Electric-vehicle partnerships and charging networks would remain a focus under the proposed shift in BP’s strategy.PHOTO: PETER NICHOLLS/REUTERS

Finance chief Murray Auchincloss a year ago told The Wall Street Journal in an interview that the fossil-fuel production cuts wouldn’t have a big impact on cash flow, “but there are still some parts of the sector that didn’t understand that.”

BP has argued that renewable-energy returns will prove more stable than oil-and-gas profit over the long haul, helping its strategy pay off.

But the path has been rocky. In 2020, BP spent $1.1 billion to acquire 50% stakes in two Northeastern U.S. offshore-wind developments from Norwegian rival Equinor ASA, an early player in offshore wind. The move marked BP’s entry into the offshore-wind market. Other wind-project developers and investors still consider the price BP paid as inflated.

BP said the stakes and its new strategic partnership with Equinor would open up opportunities elsewhere in the U.S. offshore-wind market. But project managers with other companies have seen BP shying away from expanding its U.S. offshore-wind ambitions as initially described, according to people familiar with the matter. BP balked at the last minute last year at joining Equinor in competing for wind-energy rights off California, some of the people say.

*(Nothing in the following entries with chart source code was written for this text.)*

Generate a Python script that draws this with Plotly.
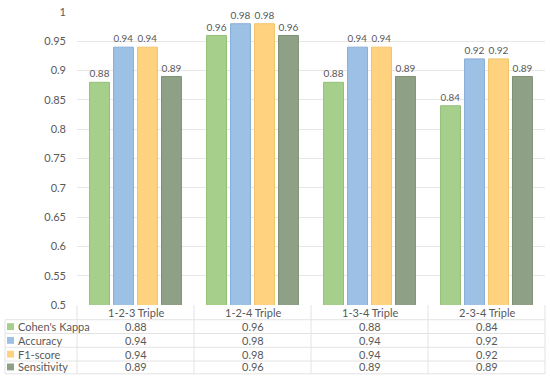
import plotly.graph_objects as go

categories = ["1-2-3 Triple", "1-2-4 Triple", "1-3-4 Triple", "2-3-4 Triple"]
series_names = ["Cohen's Kappa", "Accuracy", "F1-score", "Sensitivity"]
kappa = [0.88, 0.96, 0.88, 0.84]
accuracy = [0.94, 0.98, 0.94, 0.92]
f1_score = [0.94, 0.98, 0.94, 0.92]
sensitivity = [0.89, 0.96, 0.89, 0.89]
series_values = [kappa, accuracy, f1_score, sensitivity]
y_ticks = [0.5, 0.55, 0.6, 0.65, 0.7, 0.75, 0.8, 0.85, 0.9, 0.95, 1.0]
y_tick_labels = ["0.5", "0.55", "0.6", "0.65", "0.7", "0.75", "0.8", "0.85", "0.9", "0.95", "1"]

colors = ["#a6cf8c", "#9dc0e5", "#fed27f", "#8ea186"]
edges = ["#93bf78", "#88aed8", "#f2c46c", "#7d9075"]

W, H = 550, 380
L, R, T, B = 77, 5, 7, 75
plot_w = W - L - R
plot_h = H - T - B
FONT = "Lato, Open Sans, sans-serif"
GREY = "#595959"


def px_x(px):
    return (px - L) / plot_w


def px_y(py):
    return (H - B - py) / plot_h


fig = go.Figure()
for name, vals, c, e in zip(series_names, series_values, colors, edges):
    fig.add_trace(go.Bar(
        x=categories, y=vals, name=name,
        marker=dict(color=c, line=dict(color=e, width=1)),
        text=[f"{v:.2f}" for v in vals], textposition="outside",
        textfont=dict(size=11, color=GREY, family=FONT),
        cliponaxis=True,
    ))

shapes = []
annotations = []
line_col = "#e3e3e3"
for py in [320, 334, 348, 362, 375]:
    shapes.append(dict(type="line", xref="paper", yref="paper",
                       x0=px_x(5), x1=px_x(545), y0=px_y(py), y1=px_y(py),
                       line=dict(color=line_col, width=1)))
for i in range(len(categories) + 1):
    xp = i / len(categories)
    shapes.append(dict(type="line", xref="paper", yref="paper",
                       x0=xp, x1=xp, y0=px_y(305), y1=px_y(375),
                       line=dict(color=line_col, width=1)))
shapes.append(dict(type="line", xref="paper", yref="paper",
                   x0=px_x(5), x1=px_x(5), y0=px_y(320), y1=px_y(375),
                   line=dict(color=line_col, width=1)))

for cat in categories:
    annotations.append(dict(x=cat, xref="x", y=px_y(313), yref="paper",
                            text=cat, showarrow=False, xanchor="center", yanchor="middle",
                            font=dict(size=11, color=GREY, family=FONT)))
row_centers = [327, 341, 355, 368]
for name, vals, c, yc in zip(series_names, series_values, colors, row_centers):
    shapes.append(dict(type="rect", xref="paper", yref="paper",
                       x0=px_x(7), x1=px_x(14), y0=px_y(yc + 3.5), y1=px_y(yc - 3.5),
                       fillcolor=c, line=dict(width=0)))
    annotations.append(dict(x=px_x(16), xref="paper", y=px_y(yc), yref="paper",
                            text=name, showarrow=False, xanchor="left", yanchor="middle",
                            font=dict(size=11, color=GREY, family=FONT)))
    for cat, v in zip(categories, vals):
        annotations.append(dict(x=cat, xref="x", y=px_y(yc), yref="paper",
                                text=f"{v:.2f}", showarrow=False,
                                xanchor="center", yanchor="middle",
                                font=dict(size=11, color=GREY, family=FONT)))

fig.update_layout(
    width=W, height=H,
    margin=dict(l=L, r=R, t=T, b=B),
    paper_bgcolor="white", plot_bgcolor="white",
    barmode="group", bargap=0.18, bargroupgap=0.17,
    showlegend=False,
    font=dict(family=FONT, color=GREY, size=11),
    xaxis=dict(showticklabels=False, showgrid=False, zeroline=False, showline=False, ticks=""),
    yaxis=dict(range=[0.5, 1], tickmode="array", tickvals=y_ticks, ticktext=y_tick_labels,
               showgrid=True, gridcolor="#e6e6e6", ticklabeloverflow="allow",
               zeroline=False, showline=False, ticks="", ticklabelstandoff=10,
               tickfont=dict(size=11, color=GREY, family=FONT)),
    shapes=shapes, annotations=annotations,
)
fig.write_html("out.html", config={"displayModeBar": False},
               post_script="document.body.style.margin='0';")
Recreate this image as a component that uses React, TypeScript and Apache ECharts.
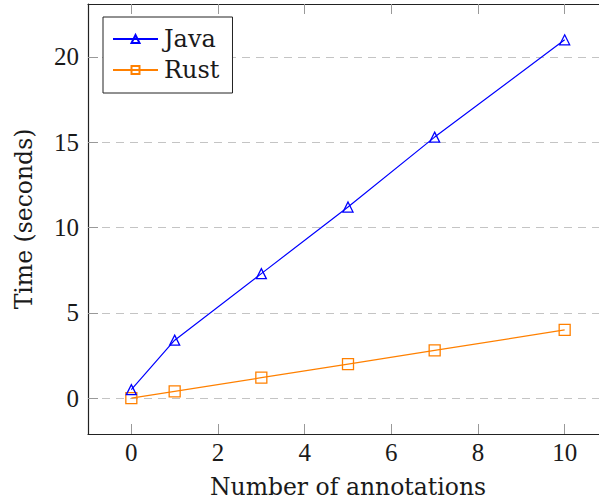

In October 2022, BP agreed to buy U.S. biogas producer Archaea Energy Inc. in a $4.1 billion deal including $3.3 billion in cash. It was BP’s biggest acquisition since 2018.

“One of the misconceptions about our strategy is that we’re going from oil to renewables. That is not what we are doing,” Mr. Looney said in a February 2022 podcast interview with Nicolai Tangen, head of Norges Bank Investment Management, the sovereign-wealth fund that invests Norway’s oil wealth and is one of BP’s biggest investors.

Mr. Looney went on to say that oil and gas remain core to BP and will help fund its “transition growth engines” like electric-vehicle charging and bioenergy. “Transition does not equal lower returns,” he said on the podcast.